Joint Editor: Journal of Policy Research in Tourism, Leisure and Events
Colleague spotlight | Professor Emma Wood
Emma is Research Lead for the UK Centre for Event Management and a member of the International Centre for Research in Events, Tourism and Hospitality. She has published widely in the areas of event impact, event experience and event marketing. She is member of the Editorial Boards of the Journal of Travel Research, Event Management and the International Journal of Events and Festivals Management. She is also Chair of the Academy of Marketing special interest group in Events and Experiential Marketing.
Why do you think there are far fewer journal dedicated to events compared to tourism?

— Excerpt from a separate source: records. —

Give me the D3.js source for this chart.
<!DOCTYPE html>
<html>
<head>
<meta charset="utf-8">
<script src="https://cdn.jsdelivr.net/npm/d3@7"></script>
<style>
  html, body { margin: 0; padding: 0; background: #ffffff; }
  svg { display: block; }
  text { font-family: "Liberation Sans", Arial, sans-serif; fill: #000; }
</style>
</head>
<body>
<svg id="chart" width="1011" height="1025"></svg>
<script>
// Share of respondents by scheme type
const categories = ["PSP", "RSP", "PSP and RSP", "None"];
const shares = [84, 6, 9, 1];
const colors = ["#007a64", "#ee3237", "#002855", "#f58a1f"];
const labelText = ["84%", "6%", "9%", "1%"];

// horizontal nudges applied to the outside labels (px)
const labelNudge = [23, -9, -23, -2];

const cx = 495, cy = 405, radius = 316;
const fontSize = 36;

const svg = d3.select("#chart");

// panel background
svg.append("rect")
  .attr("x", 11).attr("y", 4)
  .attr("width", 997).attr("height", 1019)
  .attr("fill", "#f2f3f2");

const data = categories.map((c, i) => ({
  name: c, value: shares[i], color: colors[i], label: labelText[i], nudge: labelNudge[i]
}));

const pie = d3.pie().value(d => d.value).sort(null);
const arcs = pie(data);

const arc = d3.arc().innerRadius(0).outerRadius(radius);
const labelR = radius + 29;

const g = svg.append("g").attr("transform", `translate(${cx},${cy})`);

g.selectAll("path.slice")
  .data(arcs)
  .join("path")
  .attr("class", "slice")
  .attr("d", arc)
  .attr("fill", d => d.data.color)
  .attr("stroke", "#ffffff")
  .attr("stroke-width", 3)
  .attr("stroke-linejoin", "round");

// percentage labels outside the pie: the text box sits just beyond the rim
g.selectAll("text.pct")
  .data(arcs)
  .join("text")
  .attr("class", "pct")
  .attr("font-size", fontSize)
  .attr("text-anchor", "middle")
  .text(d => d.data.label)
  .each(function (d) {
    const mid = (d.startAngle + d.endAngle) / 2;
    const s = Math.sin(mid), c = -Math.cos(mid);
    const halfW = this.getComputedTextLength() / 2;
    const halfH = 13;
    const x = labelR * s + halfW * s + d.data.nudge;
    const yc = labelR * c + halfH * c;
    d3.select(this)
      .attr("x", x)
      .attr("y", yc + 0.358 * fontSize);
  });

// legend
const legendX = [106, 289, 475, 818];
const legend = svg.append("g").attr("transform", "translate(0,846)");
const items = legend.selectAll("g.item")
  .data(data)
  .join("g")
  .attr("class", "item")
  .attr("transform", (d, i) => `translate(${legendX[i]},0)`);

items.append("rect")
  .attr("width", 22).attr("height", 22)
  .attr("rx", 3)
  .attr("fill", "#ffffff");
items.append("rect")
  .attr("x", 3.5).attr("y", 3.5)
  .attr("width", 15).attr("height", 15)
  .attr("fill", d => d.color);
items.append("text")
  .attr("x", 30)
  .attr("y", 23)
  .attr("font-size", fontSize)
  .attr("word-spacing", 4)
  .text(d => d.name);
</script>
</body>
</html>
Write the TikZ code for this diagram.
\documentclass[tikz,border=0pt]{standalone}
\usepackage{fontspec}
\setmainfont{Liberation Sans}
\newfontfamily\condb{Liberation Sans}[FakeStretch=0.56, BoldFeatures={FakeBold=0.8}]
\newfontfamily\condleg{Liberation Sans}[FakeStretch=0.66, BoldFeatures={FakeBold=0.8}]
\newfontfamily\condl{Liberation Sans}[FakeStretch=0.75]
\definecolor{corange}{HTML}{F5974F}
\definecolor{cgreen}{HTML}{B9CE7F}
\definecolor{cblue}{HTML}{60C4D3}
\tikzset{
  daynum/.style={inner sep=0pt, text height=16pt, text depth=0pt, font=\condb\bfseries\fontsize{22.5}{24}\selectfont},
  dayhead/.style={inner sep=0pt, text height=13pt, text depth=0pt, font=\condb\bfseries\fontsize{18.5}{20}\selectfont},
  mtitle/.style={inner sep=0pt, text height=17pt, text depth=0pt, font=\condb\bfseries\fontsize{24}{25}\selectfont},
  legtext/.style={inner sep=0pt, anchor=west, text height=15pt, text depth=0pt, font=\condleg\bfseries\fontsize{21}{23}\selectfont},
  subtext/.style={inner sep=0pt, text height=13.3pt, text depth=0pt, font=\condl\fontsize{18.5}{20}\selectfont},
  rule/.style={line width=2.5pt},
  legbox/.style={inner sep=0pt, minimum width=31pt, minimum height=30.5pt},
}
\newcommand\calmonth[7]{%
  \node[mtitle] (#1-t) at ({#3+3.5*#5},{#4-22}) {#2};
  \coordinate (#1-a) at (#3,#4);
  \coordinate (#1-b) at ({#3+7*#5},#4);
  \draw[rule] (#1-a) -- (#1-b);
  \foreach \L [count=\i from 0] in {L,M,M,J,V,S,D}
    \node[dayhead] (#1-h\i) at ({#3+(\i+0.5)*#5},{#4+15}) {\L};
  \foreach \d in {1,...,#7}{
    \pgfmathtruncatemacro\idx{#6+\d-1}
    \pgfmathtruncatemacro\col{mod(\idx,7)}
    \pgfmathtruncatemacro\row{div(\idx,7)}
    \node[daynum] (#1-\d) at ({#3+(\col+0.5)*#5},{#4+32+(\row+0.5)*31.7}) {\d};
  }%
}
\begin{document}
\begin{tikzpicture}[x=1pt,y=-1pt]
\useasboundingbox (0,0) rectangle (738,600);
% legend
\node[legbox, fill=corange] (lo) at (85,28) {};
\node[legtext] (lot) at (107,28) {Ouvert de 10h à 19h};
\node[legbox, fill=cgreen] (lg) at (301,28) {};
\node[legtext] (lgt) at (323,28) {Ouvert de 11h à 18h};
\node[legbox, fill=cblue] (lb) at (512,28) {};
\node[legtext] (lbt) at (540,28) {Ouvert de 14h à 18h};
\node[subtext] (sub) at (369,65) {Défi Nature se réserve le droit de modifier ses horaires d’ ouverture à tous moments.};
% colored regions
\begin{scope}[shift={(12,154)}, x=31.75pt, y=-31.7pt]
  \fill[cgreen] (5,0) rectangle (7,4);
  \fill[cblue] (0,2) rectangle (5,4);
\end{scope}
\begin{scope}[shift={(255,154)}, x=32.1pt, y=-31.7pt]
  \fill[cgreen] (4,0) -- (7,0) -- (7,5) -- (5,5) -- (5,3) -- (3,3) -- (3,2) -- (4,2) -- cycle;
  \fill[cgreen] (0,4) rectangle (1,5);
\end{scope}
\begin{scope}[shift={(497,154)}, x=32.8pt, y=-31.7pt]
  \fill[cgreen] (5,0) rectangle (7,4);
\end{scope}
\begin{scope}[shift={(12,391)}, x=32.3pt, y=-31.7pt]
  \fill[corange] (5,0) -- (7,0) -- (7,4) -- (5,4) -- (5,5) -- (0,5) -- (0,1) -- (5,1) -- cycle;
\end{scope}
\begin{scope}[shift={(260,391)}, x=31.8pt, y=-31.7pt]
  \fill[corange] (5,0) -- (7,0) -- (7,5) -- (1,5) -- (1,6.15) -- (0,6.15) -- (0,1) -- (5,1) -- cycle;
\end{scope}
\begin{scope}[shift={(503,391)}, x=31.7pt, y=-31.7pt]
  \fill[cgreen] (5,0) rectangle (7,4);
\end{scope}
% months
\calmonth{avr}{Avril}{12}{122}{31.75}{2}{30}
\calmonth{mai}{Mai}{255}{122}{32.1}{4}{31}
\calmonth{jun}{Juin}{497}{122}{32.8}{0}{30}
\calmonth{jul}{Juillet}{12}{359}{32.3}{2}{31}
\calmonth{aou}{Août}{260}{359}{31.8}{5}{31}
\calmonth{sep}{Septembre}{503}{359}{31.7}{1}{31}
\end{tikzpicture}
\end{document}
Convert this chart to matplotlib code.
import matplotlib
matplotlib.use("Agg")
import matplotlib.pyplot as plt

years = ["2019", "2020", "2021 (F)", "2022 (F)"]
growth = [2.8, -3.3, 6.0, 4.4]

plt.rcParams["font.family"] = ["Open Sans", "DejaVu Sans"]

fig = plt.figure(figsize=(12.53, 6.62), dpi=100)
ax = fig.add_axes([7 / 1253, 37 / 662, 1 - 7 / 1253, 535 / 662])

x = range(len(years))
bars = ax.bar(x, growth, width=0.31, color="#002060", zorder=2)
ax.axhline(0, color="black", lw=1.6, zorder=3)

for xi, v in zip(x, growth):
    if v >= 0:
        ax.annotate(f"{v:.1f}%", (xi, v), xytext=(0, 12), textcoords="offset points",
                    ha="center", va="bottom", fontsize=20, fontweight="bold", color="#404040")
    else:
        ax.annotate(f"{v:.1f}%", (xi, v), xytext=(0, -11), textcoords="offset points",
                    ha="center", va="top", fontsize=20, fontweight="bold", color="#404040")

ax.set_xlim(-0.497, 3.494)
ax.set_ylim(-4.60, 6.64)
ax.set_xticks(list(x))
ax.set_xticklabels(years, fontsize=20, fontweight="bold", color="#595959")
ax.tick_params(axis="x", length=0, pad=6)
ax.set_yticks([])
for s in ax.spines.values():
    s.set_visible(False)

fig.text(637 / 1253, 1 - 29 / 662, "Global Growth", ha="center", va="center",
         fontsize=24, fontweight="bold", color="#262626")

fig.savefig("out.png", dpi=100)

Academic research in events has been around as long as tourism research but has not been recognised in its own right until fairly recently. There are therefore a few well established journals in this field as well as several newer up and coming journals. The growth in journals tends to follow the growth in courses and in the number of academics specialising in the area. As events, and events management in particular, has increased in popularity within academia the number and quality of journals is increasing.
What do you say to those who advise researchers not to publish in events journals because they do not have high impact factors?
Impact factors take many years to build and several of the events journals are increasing these year on year. As a relatively young field it is important that we support the subject specific journals by submitting high quality research to these. These journals will attract the largest number of readers interested in the topics we research and in turn will lead to greater citations and impact for our work.
What is your assessment of the quality of papers published in events?
The quality of papers varies as with any field of study. There are many excellent events papers which contribute to broader theories and in turn, inform wider fields. These are highly cited within areas such as tourism, psychology, leisure, sport management and marketing. Within events there tends to be a natural focus on case study research. These can be very rigorous and meaningful studies and add much to our understanding of a variety of event phenomena. Other fields are less accepting of case-based research and therefore these can be superficially judged as lower quality.
I see you are associated with other journals, how did you become involved in those?
After being invited to write a conceptual paper on recollective experience for the Journal of Travel Research the editor invited me to be part of the editorial board. I was also invited to be on the editorial board of Arts and the Market (formerly Arts Marketing) when there was a change of editorship and a refocusing of the journal. My role within the Academy of Marketing helped in gaining this position.
After submitting several articles to Event Management I was invited to join their board and I have also accepted an invitation to the board of one of the other leading events journals, the International Journal of Event and Festival Management. Annals of Tourism Research recently launched a sister Journal, Empirical Insights. I was invited to join that board as a consequence of submitting to the Annals and regularly undertaking reviews for them.
What advice would you give someone trying to publish in your journal?
Journals are moving more and more towards ‘readable’ work. There’s no need to try and impress with overly academic, contrived language. Make sure that what you have researched and the reasons for researching it are clear and most importantly highlight what your research contributes to the body of research in your chosen area. Papers that focus on what is new, surprising and interesting in their findings always stand out for me. For our journal that should always encompass the contribution of your work to policy and practice.
Have you identified any new themes emerging that are likely to be of interest?
Within events research there is certainly a shift away from economic impact to the community, personal or micro impacts of events. There are many opportunities to explore these aspects in greater depth drawing upon some of the theories and methods established in psychology and sociology. Other themes that warrant greater exploration are around sustainability and technology use related to experience; events and politics; and working practices within events organisations.
Emma Wood is Professor in Events and Experiential Marketing and Research Lead for the UK Centre for Event Management at Leeds Beckett University. Emma specialises in the impact of events on social change within communities and on shared memory creation.